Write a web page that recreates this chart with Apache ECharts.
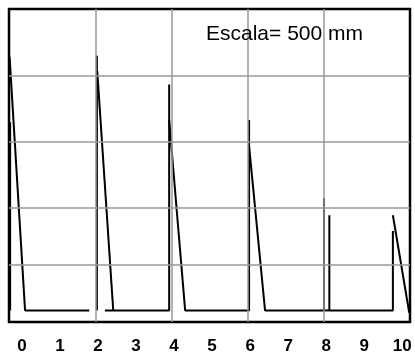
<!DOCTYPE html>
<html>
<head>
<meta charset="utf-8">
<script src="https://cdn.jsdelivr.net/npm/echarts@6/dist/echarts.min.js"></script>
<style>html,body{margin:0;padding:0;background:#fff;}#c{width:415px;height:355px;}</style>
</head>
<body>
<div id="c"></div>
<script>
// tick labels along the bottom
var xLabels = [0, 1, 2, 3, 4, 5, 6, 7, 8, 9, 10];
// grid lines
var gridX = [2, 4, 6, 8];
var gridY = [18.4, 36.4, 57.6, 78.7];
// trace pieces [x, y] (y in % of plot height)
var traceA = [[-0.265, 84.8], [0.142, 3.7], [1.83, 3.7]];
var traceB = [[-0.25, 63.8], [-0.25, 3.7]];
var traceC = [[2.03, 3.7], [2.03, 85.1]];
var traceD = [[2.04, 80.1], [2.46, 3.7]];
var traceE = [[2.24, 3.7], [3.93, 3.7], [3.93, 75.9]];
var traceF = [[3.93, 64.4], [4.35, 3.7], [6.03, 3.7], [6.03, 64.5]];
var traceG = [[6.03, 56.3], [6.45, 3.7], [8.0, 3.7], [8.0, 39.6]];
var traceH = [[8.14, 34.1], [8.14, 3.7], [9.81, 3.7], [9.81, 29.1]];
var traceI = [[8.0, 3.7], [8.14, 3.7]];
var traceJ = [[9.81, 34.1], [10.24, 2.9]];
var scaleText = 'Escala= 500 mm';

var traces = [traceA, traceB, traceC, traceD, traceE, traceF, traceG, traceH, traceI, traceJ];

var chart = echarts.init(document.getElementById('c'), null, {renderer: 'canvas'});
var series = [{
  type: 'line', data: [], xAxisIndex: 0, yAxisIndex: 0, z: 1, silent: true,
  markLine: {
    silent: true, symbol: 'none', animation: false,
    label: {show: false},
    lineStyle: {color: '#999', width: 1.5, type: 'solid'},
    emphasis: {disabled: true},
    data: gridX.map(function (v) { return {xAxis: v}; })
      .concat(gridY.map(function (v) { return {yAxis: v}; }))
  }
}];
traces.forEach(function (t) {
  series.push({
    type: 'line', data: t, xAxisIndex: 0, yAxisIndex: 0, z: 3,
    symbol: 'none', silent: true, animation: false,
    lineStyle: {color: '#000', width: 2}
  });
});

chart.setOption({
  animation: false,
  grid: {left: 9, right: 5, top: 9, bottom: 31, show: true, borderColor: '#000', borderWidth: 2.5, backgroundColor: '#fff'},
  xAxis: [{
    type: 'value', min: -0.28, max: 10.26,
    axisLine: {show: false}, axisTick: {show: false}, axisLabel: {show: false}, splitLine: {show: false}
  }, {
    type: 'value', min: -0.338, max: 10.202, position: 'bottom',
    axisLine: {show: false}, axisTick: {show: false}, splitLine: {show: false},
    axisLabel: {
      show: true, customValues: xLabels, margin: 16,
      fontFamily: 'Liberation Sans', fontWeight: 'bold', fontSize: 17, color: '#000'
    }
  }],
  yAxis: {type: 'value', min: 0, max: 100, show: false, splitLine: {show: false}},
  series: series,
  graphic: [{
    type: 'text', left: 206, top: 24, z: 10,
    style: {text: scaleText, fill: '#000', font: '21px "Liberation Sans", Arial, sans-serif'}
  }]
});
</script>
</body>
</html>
---
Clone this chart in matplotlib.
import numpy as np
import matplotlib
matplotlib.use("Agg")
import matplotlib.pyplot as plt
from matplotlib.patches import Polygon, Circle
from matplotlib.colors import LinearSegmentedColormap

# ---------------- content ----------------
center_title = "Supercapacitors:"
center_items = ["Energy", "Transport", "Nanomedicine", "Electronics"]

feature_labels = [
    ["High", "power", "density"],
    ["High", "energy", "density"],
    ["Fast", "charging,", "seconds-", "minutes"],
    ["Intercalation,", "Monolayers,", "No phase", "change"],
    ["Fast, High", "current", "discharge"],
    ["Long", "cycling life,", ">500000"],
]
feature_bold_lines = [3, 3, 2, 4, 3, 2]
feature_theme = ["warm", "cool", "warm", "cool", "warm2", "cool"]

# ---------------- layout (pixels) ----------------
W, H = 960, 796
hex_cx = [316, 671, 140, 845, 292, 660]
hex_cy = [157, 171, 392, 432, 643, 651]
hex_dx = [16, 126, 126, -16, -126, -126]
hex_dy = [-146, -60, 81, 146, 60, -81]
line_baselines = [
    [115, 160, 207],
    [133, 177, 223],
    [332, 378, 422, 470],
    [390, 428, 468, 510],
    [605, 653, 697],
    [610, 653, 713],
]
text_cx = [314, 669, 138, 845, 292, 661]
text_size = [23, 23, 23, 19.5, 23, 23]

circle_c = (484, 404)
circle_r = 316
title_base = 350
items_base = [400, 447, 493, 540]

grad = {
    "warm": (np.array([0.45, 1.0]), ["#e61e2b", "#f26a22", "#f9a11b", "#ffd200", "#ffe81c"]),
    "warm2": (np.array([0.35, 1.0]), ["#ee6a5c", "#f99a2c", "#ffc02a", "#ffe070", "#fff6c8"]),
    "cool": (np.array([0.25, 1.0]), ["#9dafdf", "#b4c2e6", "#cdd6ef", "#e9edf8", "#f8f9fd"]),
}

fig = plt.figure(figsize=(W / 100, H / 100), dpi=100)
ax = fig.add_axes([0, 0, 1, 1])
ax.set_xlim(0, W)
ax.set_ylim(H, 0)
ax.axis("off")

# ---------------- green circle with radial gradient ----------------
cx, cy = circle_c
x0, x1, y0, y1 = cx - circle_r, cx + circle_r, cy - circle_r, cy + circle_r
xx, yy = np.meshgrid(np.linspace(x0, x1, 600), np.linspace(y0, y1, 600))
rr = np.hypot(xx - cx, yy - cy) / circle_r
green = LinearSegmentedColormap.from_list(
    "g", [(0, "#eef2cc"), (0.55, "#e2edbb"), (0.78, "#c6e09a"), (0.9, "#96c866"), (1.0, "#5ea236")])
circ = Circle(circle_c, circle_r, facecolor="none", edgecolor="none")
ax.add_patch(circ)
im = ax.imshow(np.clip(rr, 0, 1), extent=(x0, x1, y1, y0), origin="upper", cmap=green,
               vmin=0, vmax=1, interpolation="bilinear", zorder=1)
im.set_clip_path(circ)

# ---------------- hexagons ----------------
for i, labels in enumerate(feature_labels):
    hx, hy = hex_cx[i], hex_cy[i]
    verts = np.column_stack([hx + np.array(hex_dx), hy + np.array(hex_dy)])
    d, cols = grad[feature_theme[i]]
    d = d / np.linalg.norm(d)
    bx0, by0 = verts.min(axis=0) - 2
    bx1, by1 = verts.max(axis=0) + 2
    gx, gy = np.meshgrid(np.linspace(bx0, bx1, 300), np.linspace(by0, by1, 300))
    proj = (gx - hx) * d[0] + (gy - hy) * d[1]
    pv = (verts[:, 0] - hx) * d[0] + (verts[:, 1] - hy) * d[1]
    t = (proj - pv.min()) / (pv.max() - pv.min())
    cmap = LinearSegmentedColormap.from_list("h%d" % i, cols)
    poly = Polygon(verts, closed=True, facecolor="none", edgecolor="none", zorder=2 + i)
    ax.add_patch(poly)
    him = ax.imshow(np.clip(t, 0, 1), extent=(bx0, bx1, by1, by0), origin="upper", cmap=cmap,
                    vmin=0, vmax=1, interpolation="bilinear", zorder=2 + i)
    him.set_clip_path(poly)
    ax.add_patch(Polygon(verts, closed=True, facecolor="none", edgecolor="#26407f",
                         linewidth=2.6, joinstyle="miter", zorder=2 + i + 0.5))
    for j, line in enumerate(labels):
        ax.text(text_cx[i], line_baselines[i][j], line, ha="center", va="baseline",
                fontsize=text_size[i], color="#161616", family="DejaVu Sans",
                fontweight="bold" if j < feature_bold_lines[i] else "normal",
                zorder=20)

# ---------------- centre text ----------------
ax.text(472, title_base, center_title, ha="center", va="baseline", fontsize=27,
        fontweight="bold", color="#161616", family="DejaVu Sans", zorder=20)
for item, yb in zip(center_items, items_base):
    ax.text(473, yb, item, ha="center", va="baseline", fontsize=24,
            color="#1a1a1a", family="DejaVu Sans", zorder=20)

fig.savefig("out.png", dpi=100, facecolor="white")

### Task details
Give again, exactly as written above, every line from the one holding "Write a web" to the one holding "traceH, traceI, traceJ];", with both ends kept and the pictures left out.

### Output for this task
Write a web page that recreates this chart with Apache ECharts.
<!DOCTYPE html>
<html>
<head>
<meta charset="utf-8">
<script src="https://cdn.jsdelivr.net/npm/echarts@6/dist/echarts.min.js"></script>
<style>html,body{margin:0;padding:0;background:#fff;}#c{width:415px;height:355px;}</style>
</head>
<body>
<div id="c"></div>
<script>
// tick labels along the bottom
var xLabels = [0, 1, 2, 3, 4, 5, 6, 7, 8, 9, 10];
// grid lines
var gridX = [2, 4, 6, 8];
var gridY = [18.4, 36.4, 57.6, 78.7];
// trace pieces [x, y] (y in % of plot height)
var traceA = [[-0.265, 84.8], [0.142, 3.7], [1.83, 3.7]];
var traceB = [[-0.25, 63.8], [-0.25, 3.7]];
var traceC = [[2.03, 3.7], [2.03, 85.1]];
var traceD = [[2.04, 80.1], [2.46, 3.7]];
var traceE = [[2.24, 3.7], [3.93, 3.7], [3.93, 75.9]];
var traceF = [[3.93, 64.4], [4.35, 3.7], [6.03, 3.7], [6.03, 64.5]];
var traceG = [[6.03, 56.3], [6.45, 3.7], [8.0, 3.7], [8.0, 39.6]];
var traceH = [[8.14, 34.1], [8.14, 3.7], [9.81, 3.7], [9.81, 29.1]];
var traceI = [[8.0, 3.7], [8.14, 3.7]];
var traceJ = [[9.81, 34.1], [10.24, 2.9]];
var scaleText = 'Escala= 500 mm';

var traces = [traceA, traceB, traceC, traceD, traceE, traceF, traceG, traceH, traceI, traceJ];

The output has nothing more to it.